Artist Spotlight: Kara Walker
Kara Walker and ‘The Katastwof Karavan’. Photo credit: William Widmer for The New York Times
Kara Walker may not be from the Northeast Louisiana Delta, but her art speaks a language this region knows well. A language too many forget. A language we work to keep alive here at the museum.
Born in Stockton, California in 1969 and raised in Atlanta, Georgia from the age of 13, Walker is one of the most important contemporary African American artists of our time. Her work confronts the brutal realities of slavery, oppression, and the deep racial wounds that shaped the South—including the Delta. While she may not have direct ties to Northeast Louisiana, her art cuts through time, bridging past and present with an urgency that feels deeply familiar.

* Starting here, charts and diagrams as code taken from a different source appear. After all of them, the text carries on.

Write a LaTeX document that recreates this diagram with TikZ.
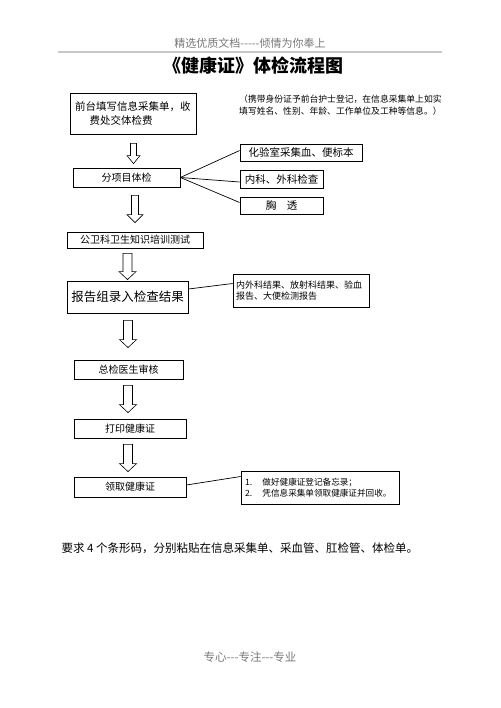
\documentclass[tikz,border=0pt]{standalone}
\usepackage{fontspec}
\usepackage{tikz}
\usetikzlibrary{positioning,calc}
\newfontfamily\cjk{Noto Sans CJK SC}
\definecolor{headgray}{RGB}{120,120,120}
\definecolor{rulegray}{RGB}{200,200,200}
\newcommand{\cjksize}[1]{\fontsize{#1}{#1}\selectfont\cjk}
% hollow block arrow: half head, half shaft, top point, tip point
\newcommand{\hollowarrow}[4]{%
  \draw[hollow] let \p1=(#3), \p2=(#4) in
    (\x1-#2pt,\y1) -- (\x1+#2pt,\y1) -- (\x1+#2pt,\y2+8pt) -- (\x1+#1pt,\y2+8pt)
    -- (\x1,\y2) -- (\x1-#1pt,\y2+8pt) -- (\x1-#2pt,\y2+8pt) -- cycle;}

\begin{document}
\begin{tikzpicture}[x=1pt,y=-1pt,
    stagebox/.style={draw,line width=0.8pt,inner sep=0pt,align=center,font=\cjksize{10}},
    sidebox/.style={draw,line width=0.8pt,inner sep=0pt,align=center,font=\cjksize{10.5}},
    notebox/.style={draw,line width=0.8pt,inner sep=3pt,align=left},
    hollow/.style={draw,line width=0.6pt,fill=white},
    callout/.style={line width=0.7pt}]
    \useasboundingbox (0,0) rectangle (500,708);
    % page header and title
    \node[font=\cjksize{11},text=headgray] (header) at (250,43) {精选优质文档-----倾情为你奉上};
    \draw[rulegray,line width=1.5pt] (58,52) -- (442,52);
    \node[font=\cjksize{18}\bfseries] (title) at (253,66) {《健康证》体检流程图};
    % main column
    \node[stagebox,font=\cjksize{10.5},align=left,minimum width=126,minimum height=41,text width=116] (front) at (133,113.5) {前台填写信息采集单，收\\[4pt]\hspace{1.4em}费处交体检费};
    \node[anchor=north west,align=left,font=\cjksize{8.8},inner sep=0pt] (frontnote) at (239,95) {（携带身份证予前台护士登记，在信息采集单上如实\\[3pt]填写姓名、性别、年龄、工作单位及工种等信息。）};
    \node[stagebox,minimum width=107,minimum height=19] (items) at (126.5,177.5) {分项目体检};
    \node[sidebox,minimum width=122,minimum height=17] (lab) at (301,152.5) {化验室采集血、便标本};
    \node[sidebox,minimum width=83,minimum height=18] (internal) at (281.5,179) {内科、外科检查};
    \node[sidebox,minimum width=83,minimum height=17] (xray) at (281.5,205.5) {胸\hspace{1em}透};
    \node[stagebox,minimum width=136,minimum height=16] (hygiene) at (135,240) {公卫科卫生知识培训测试};
    \node[stagebox,font=\cjksize{12.5},minimum width=121,minimum height=32] (report) at (127.5,297) {报告组录入检查结果};
    \node[notebox,font=\cjksize{9},minimum width=136,minimum height=33,text width=130] (reportnote) at (301,290.5) {内外科结果、放射科结果、验血\\[2pt]报告、大便检测报告\\[6pt]};
    \node[stagebox,minimum width=109,minimum height=19] (review) at (128.5,369.5) {总检医生审核};
    \node[stagebox,minimum width=112,minimum height=19] (print) at (130,428.5) {打印健康证};
    \node[stagebox,minimum width=112,minimum height=20] (collect) at (130,487) {领取健康证};
    \node[notebox,font=\cjksize{8.6},minimum width=158,minimum height=33,text width=150] (collectnote) at (320,487.5) {1.\hspace{1.2em}做好健康证登记备忘录；\\[1pt]2.\hspace{1.2em}凭信息采集单领取健康证并回收。\\[6pt]};
    % callout lines
    \draw[callout] (items.east) -- ([yshift=2pt]lab.west);
    \draw[callout] (items.east) -- ([yshift=-3pt]internal.west);
    \draw[callout] (items.east) -- ([yshift=3pt]xray.west);
    \draw[callout] ([yshift=8pt]report.east) -- ([yshift=7pt]reportnote.west);
    \draw[callout] ([yshift=2pt]collect.east) -- ([yshift=11pt]collectnote.west);
    % hollow arrows between stages
    \hollowarrow{6.5}{3}{[xshift=0.5pt,yshift=-9pt]front.south}{[yshift=4pt]items.north}
    \hollowarrow{8}{3.5}{[xshift=8.5pt,yshift=-8pt]items.south}{[yshift=9pt]hygiene.north}
    \hollowarrow{8.5}{4.5}{[xshift=-7.5pt,yshift=-5pt]hygiene.south}{[yshift=1pt]report.north}
    \hollowarrow{8.5}{4.5}{[xshift=0.5pt,yshift=-7pt]report.south}{[yshift=12pt]review.north}
    \hollowarrow{8.5}{4.5}{[xshift=-0.5pt,yshift=-6pt]review.south}{[yshift=6pt]print.north}
    \hollowarrow{8.5}{4.5}{[xshift=-2pt,yshift=-6pt]print.south}{[yshift=5pt]collect.north}
    % footnote and page footer
    \node[anchor=west,font=\cjksize{11.5}] (barcode) at (58,548) {要求 4 个条形码，分别粘贴在信息采集单、采血管、肛检管、体检单。};
    \node[font=\cjksize{11.5},text=headgray] (footer) at (250,657) {专心---专注---专业};
\end{tikzpicture}
\end{document}
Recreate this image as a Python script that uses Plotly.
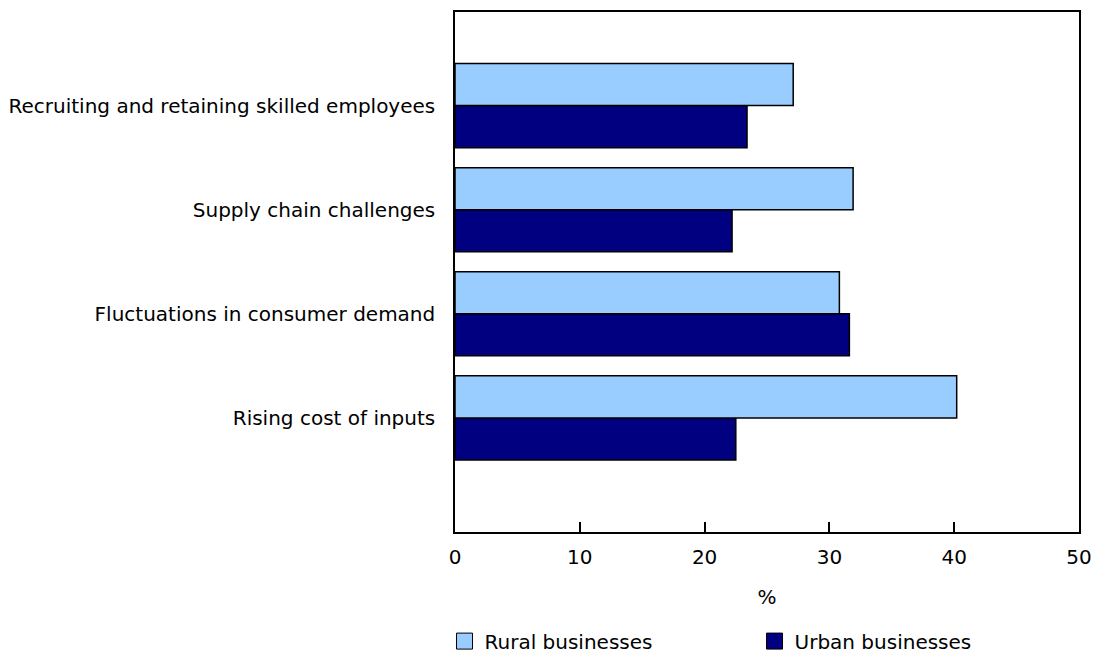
import plotly.graph_objects as go

categories = ["Rising cost of inputs", "Fluctuations in consumer demand",
              "Supply chain challenges", "Recruiting and retaining skilled employees"]
rural = [40.2, 30.8, 31.9, 27.1]
urban = [22.5, 31.6, 22.2, 23.4]
x_ticks = [0, 10, 20, 30, 40, 50]
series_names = ["Rural businesses", "Urban businesses"]
series_colors = ["#99CCFF", "#000080"]

FONT = "DejaVu Sans"
FS = 20

fig = go.Figure()
# urban first so rural sits on top within each group
fig.add_trace(go.Bar(y=categories, x=urban, orientation="h", name=series_names[1],
                     marker=dict(color=series_colors[1], line=dict(color="#000000", width=1.5)),
                     showlegend=False))
fig.add_trace(go.Bar(y=categories, x=rural, orientation="h", name=series_names[0],
                     marker=dict(color=series_colors[0], line=dict(color="#000000", width=1.5)),
                     showlegend=False))
# legend-only swatches
for nm, col in zip(series_names, series_colors):
    fig.add_trace(go.Scatter(x=[None], y=[None], mode="markers", name=nm,
                             marker=dict(symbol="square", size=16, color=col,
                                         line=dict(color="#000000", width=1)),
                             hoverinfo="skip"))

fig.update_layout(
    width=1093, height=653,
    margin=dict(l=455, r=14, t=12, b=121, autoexpand=False),
    paper_bgcolor="white", plot_bgcolor="white",
    barmode="group", bargap=0.192, bargroupgap=0,
    font=dict(family=FONT, size=FS, color="#000000"),
    showlegend=True,
    legend=dict(orientation="h", x=-0.0168, xanchor="left", y=-0.2098, yanchor="middle",
                yref="paper", entrywidth=265, entrywidthmode="pixels",
                font=dict(size=FS), itemwidth=30, bgcolor="rgba(0,0,0,0)"),
    xaxis=dict(range=[0, 50], tickvals=x_ticks, ticks="inside", ticklen=10,
               tickcolor="#000000", tickwidth=1.5, showgrid=False, zeroline=False,
               showline=True, linecolor="#000000", linewidth=1.5, mirror=True,
               ticklabelstandoff=6, tickfont=dict(size=FS),
               title=dict(text="%", font=dict(size=FS), standoff=22)),
    yaxis=dict(range=[-1.096, 3.899], ticks="", showgrid=False, zeroline=False,
               showline=True, linecolor="#000000", linewidth=1.5, mirror=True,
               ticklabelstandoff=14, tickfont=dict(size=FS)),
)

fig.write_html("out.html")
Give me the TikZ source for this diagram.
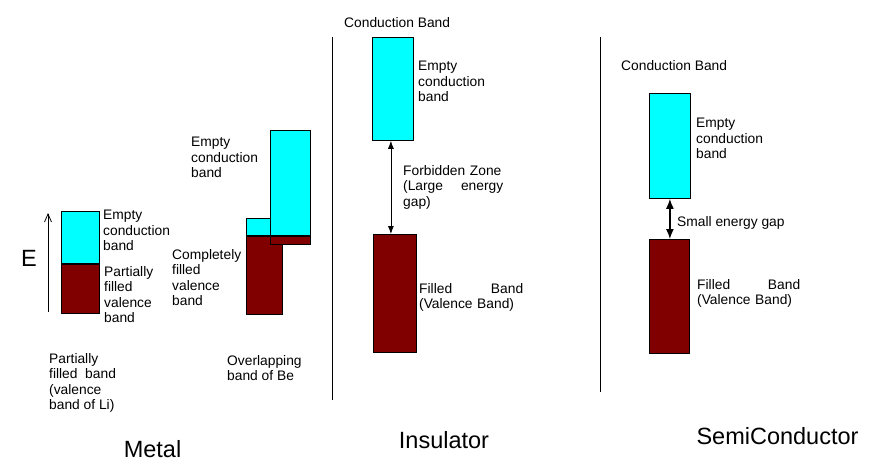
\documentclass[tikz,border=0pt]{standalone}
\usepackage{fontspec}
\setmainfont{Liberation Sans}
\usetikzlibrary{arrows, arrows.meta, positioning}
\definecolor{bcyan}{HTML}{00FFFF}
\definecolor{bmaroon}{HTML}{800000}
\tikzstyle{cband} = [rectangle, draw = black, line width = 0.8pt, fill = bcyan, inner sep = 0pt, anchor = north west]
\tikzstyle{vband} = [rectangle, draw = black, line width = 0.8pt, fill = bmaroon, inner sep = 0pt]
\tikzstyle{lbl} = [anchor = north west, inner sep = 0pt, align = left, font = \fontsize{13.8}{15.4}\selectfont]
\tikzstyle{title} = [anchor = base, inner sep = 0pt, font = \fontsize{23.5}{28}\selectfont]
\tikzstyle{gap} = [line width = 0.8pt, {Latex[length=8pt, width=6pt]}-{Latex[length=8pt, width=6pt]}]
\tikzstyle{smallgap} = [line width = 1.4pt, {Latex[length=10pt, width=8pt]}-{Latex[length=10pt, width=8pt]}]
\tikzstyle{divider} = [line width = 0.8pt]

\begin{document}
\begin{tikzpicture}[x=1pt, y=-1pt]
  \useasboundingbox (0,0) rectangle (888,472);
  % metal, Li
  \node (licb) [cband, minimum width = 38pt, minimum height = 52pt] at (61,211) {};
  \node (livb) [vband, minimum width = 38pt, minimum height = 49pt, below = 0pt of licb] {};
  \coordinate (ebot) at (48,312);
  \coordinate (etop) at (48,213);
  \draw [line width = 0.8pt, -{Straight Barb[length=8pt, width=7pt]}] (ebot) -- (etop);
  \node (e) [title] at (29,266) {E};
  \node (licbtxt) [lbl] at (103,210) {Empty\\conduction\\band};
  \node (livbtxt) [lbl] at (104,266) {Partially\\filled\\valence\\band};
  \node (litxt) [lbl] at (49,353) {Partially\\filled\ \ band\\(valence\\band of Li)};
  % metal, Be
  \node (becb1) [cband, minimum width = 36pt, minimum height = 17pt] at (246,218) {};
  \node (bevb1) [vband, minimum width = 36pt, minimum height = 78pt, below = 0pt of becb1] {};
  \node (becb2) [cband, minimum width = 40pt, minimum height = 105pt] at (270,130) {};
  \node (bevb2) [vband, minimum width = 40pt, minimum height = 8pt, below = 0pt of becb2] {};
  \node (becbtxt) [lbl] at (191,137) {Empty\\conduction\\band};
  \node (bevbtxt) [lbl] at (172,249) {Completely\\filled\\valence\\band};
  \node (betxt) [lbl] at (227,355) {Overlapping\\band of Be};
  \node (metal) [title] at (152.5,457) {Metal};
  \draw [divider] (332,37) -- (332,400);
  % insulator
  \node (inshead) [lbl] at (344,17) {Conduction Band};
  \node (inscb) [cband, minimum width = 41pt, minimum height = 103pt] at (372,37) {};
  \node (insvb) [vband, anchor = north west, minimum width = 43pt, minimum height = 118pt] at (373,234) {};
  \draw [gap] ([xshift = -2pt]inscb.south) -- ([xshift = -2pt]inscb.south |- insvb.north);
  \node (inscbtxt) [lbl] at (418,61) {Empty\\conduction\\band};
  \node (insgaptxt) [lbl, text width = 100pt] at (403,165) {Forbidden Zone\\(Large\hfill energy\\gap)};
  \node (insvbtxt) [lbl, text width = 104pt] at (419,283) {Filled\hfill Band\\(Valence Band)};
  \node (insulator) [title] at (444,448) {Insulator};
  \draw [divider] (600,37) -- (600,392);
  % semiconductor
  \node (semhead) [lbl] at (621,60) {Conduction Band};
  \node (semcb) [cband, minimum width = 41pt, minimum height = 105pt] at (649,93) {};
  \node (semvb) [vband, anchor = north west, minimum width = 40pt, minimum height = 114pt] at (649,239) {};
  \draw [smallgap] (semcb.south) -- (semcb.south |- semvb.north);
  \node (semgaptxt) [lbl] at (677,216) {Small energy gap};
  \node (semcbtxt) [lbl] at (696,118) {Empty\\conduction\\band};
  \node (semvbtxt) [lbl, text width = 103pt] at (697,279) {Filled\hfill Band\\(Valence Band)};
  \node (semi) [title] at (777.5,444) {SemiConductor};
\end{tikzpicture}
\end{document}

Her signature medium—silhouetted cut-paper installations—draws from the mannered aesthetic of 19th-century portraiture, only to distort into something raw and unsettling. These stark black figures against white backdrops tell stories of slavery, survival, and how history lingers in our collective memory. The contrast is more than visual; it’s thematic. The genteel and the grotesque, beauty and brutality, myth and truth—her work forces us to confront all of it at once.
Walker’s impact has reached Louisiana and the Mississippi Delta in powerful ways. In The Katastwóf Karavan (2018)—Haitian Creole for “Catastrophe Caravan”—Walker constructed a towering steel wagon lined with her signature silhouettes and placed it at Algiers Point in New Orleans, a historic holding site for enslaved Africans. Inside, a steam-powered calliope blasted gospel, blues, and jazz into the air—a defiant, living memorial refusing to be silent.
‘The Katastwof Karavan’, Algiers Point in New Orleans. Photo credit: Alex Marks
Then there’s African’t (1996), arguably her most well-known work. This life-sized panorama of silhouetted figures transforms the gallery space into a stage of both remembrance and reckoning. At first glance, its cut-paper precision is elegant, almost playful—until you step closer. Then, the genteel aesthetic shatters, laying bare the contradictions of the antebellum South, where refinement coexisted with unthinkable cruelty, where stories of civilization were built on the backs of the enslaved. Her figures—enslaved people, masters, grotesque caricatures—interact in disturbing, absurd tableaus.
Installation view Hammer Museum, Los Angeles, 2008. Photo by Joshua White.
African’t directly confronts the romanticized myths of the Old South, rejecting nostalgia and speaking instead to the persistence of racial violence—to history repeating itself in new forms.
Walker’s work preserves stories of Black resilience, art, and culture. At the Northeast Louisiana Delta African-American Heritage Museum, we strive to do the same—excavating truths, shaking off the dust, and making sure the world sees what it may be trying to forget.